Your JSON way looks like Wordpress serialization, WP uses serialization to store options, take a look at this post, for a quick example:
Working with serialized data in Wordpress
But it is used for options which IMHO are more or less irrelevant, options that have no need to be filtered or whatever, the only function is to provide the configuration of certain features. Let's say for unimportant things.
Permissions & roles are the kind of thing I would consider vital for any application, and the best way is to use the standard table approach. You could need new inserts and it's much easier, or to query who has certain permissions, and that's the magic of relational tables.
Assuming I have a valid session and an authenticated user, what are some ways to go about implementing user authorization in an application with a PHP/MySQL backend, and a heavy JavaScript front-end?
Most of the implementation examples I can find seem too focused on user authentication and the authorization just sort of happens. For instance, an if statement checking if the type of user an admin. This seems way too implemented to me.

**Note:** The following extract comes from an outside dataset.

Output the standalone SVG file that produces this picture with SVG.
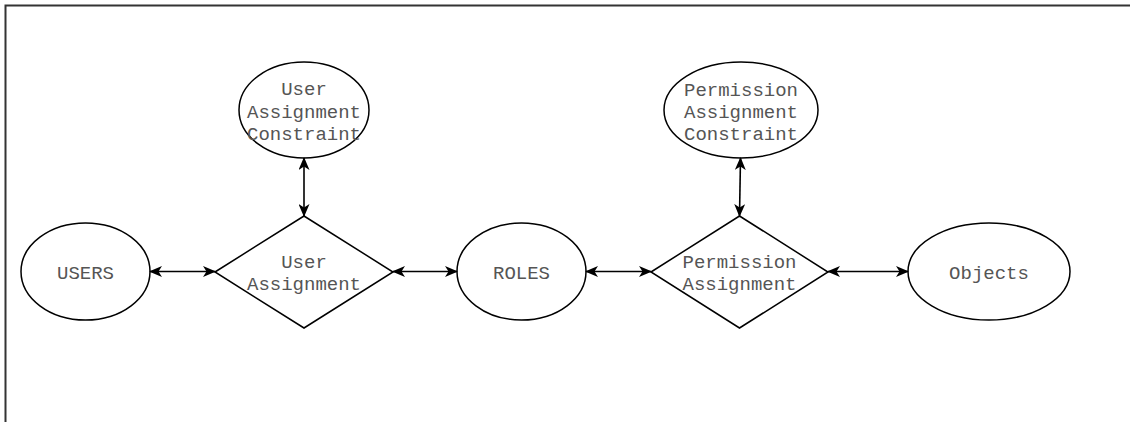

In an implementation like mine, there is no way of knowing what "page" the user was on when they initiated the request. So, a method of only serving certain content for certain users, determined by PHP, is too broad for what I need to do.
Ideally each entity has a sort of access control list based either on the user explicitly or what group or type the user is/in.
I went to a local bookstore and spent an afternoon looking through all they had on PHP, MySQL and JavaScript. Surprisingly, most of the books had virtually nothing on user authorization. That scares the hell out of me! This has to be solved by anyone building a large web application that uses AJAX, I just can't seem to find something to get me started.
I would appreciate any and all feedback, experiences, tips, etc. (Any books on this subject?)
PHP security seems stuck in the dark ages of single password gives a token for a single user for a class of particular pages. You seem to be wanting to get a lot more fine-grained in your app, maybe even allowing access to specific pieces of resources depending on that login token. Your thought of access control lists is absolutely correct, and yes, you've discovered the dark secret: no one really published how to design or write an ACL mechanism. That said, it has been done.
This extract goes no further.